Terza domenica del tempo di Avvento

CHE COSA DOBBIAMO FARE? 

Dal Vangelo secondo Luca
Lc 3,10-18
 
In quel tempo, le folle interrogavano Giovanni, dicendo: «Che cosa dobbiamo fare?». Rispondeva loro: «Chi ha due tuniche, ne dia a chi non ne ha, e chi ha da mangiare, faccia altrettanto».
Vennero anche dei pubblicani a farsi battezzare e gli chiesero: «Maestro, che cosa dobbiamo fare?». Ed egli disse loro: «Non esigete nulla di più di quanto vi è stato fissato».
Lo interrogavano anche alcuni soldati: «E noi, che cosa dobbiamo fare?». Rispose loro: «Non maltrattate e non estorcete niente a nessuno; accontentatevi delle vostre paghe».
Poiché il popolo era in attesa e tutti, riguardo a Giovanni, si domandavano in cuor loro se non fosse lui il Cristo, Giovanni rispose a tutti dicendo: «Io vi battezzo con acqua; ma viene colui che è più forte di me, a cui non sono degno di slegare i lacci dei sandali. Egli vi battezzerà in Spirito Santo e fuoco. Tiene in mano la pala per pulire la sua aia e per raccogliere il frumento nel suo granaio; ma brucerà la paglia con un fuoco inestinguibile».
Con molte altre esortazioni Giovanni evangelizzava il popolo.

Basterebbe così poco per “preparare” il cuore all’Avvento del Messia. E questo a partire dal nostro modo di essere e di vivere con i nostri fratelli, perchè il rapporto con Dio non passa attraverso le cose che facciamo per Lui, ma quelle che, grazie a Lui e attraverso di Lui riceviamo per noi stessi e doniamo alle persone che ci sono state messe di fianco, affinché diventino fratelli e sorelle, prossimi percepiti e accolti perchè il Messaggio del Vangelo brucia nel nostro cuore non per distruggere, ma per scaldare e illuminare di Novità.

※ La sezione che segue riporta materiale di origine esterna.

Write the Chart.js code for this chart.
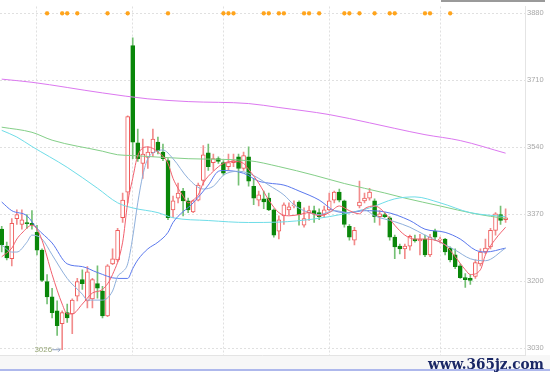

La parola Natale significa questo: NOVITÁ. “Se uno è in Cristo è una creatura nuova”. Allora il più grande dono sarà il mio rinnovamento del cuore e della mente, reso propizio dal mio atteggiamento di accoglienza del Figlio di Dio, che viene a incarnarsi nelle mie mani, nelle mie parole e nei miei passi per farmi diventare  segno di Vangelo e di Dio. 

E la domanda, diremmo, sorge spontanea: CHE COSA DOBBIAMO FARE? Siamo noi la folla indistinta che ha necessario di individuarsi, il cuore pubblicano che ha sempre paura di “rimanere senza” e allora fa di tutto per accumulare, lo spirito egoico e ribelle del soldato che trovano, nell’orizzonte del possibile-qui-e-ora la risposta del precursore: impara a condividere, a uscire da te stesso, a oltrepassare la logica dell’addizione fine a se stessa per dividere la gioia e la possibilità di notizie diverse; impara ogni giorno a ringraziare senza esigere, per quello che sei e per quello che hai. nulla è automatico, nulla è scontato, tutto ti interpella e può aprire nuovi orizzonti; e infine, non estorcere, ossia non cercare di affermarti con la prepotenza e la violenza, imparando il tratto buono che dà alle relazioni la possibilità di fiorire nuovamente: per la decisione di un perdono, un gesto di amore, un bene che è tale non solo perchè contraccambiato, ma anzitutto perchè vissuto e donato con tanta fede. 

Attendiamo allora, attraverso questa grammatica elementare esistenziale, questo Signore portatore di novità di vita e di vita nuova. La rivoluzione è forte. Il cuore in attesa. Il mondo assetato.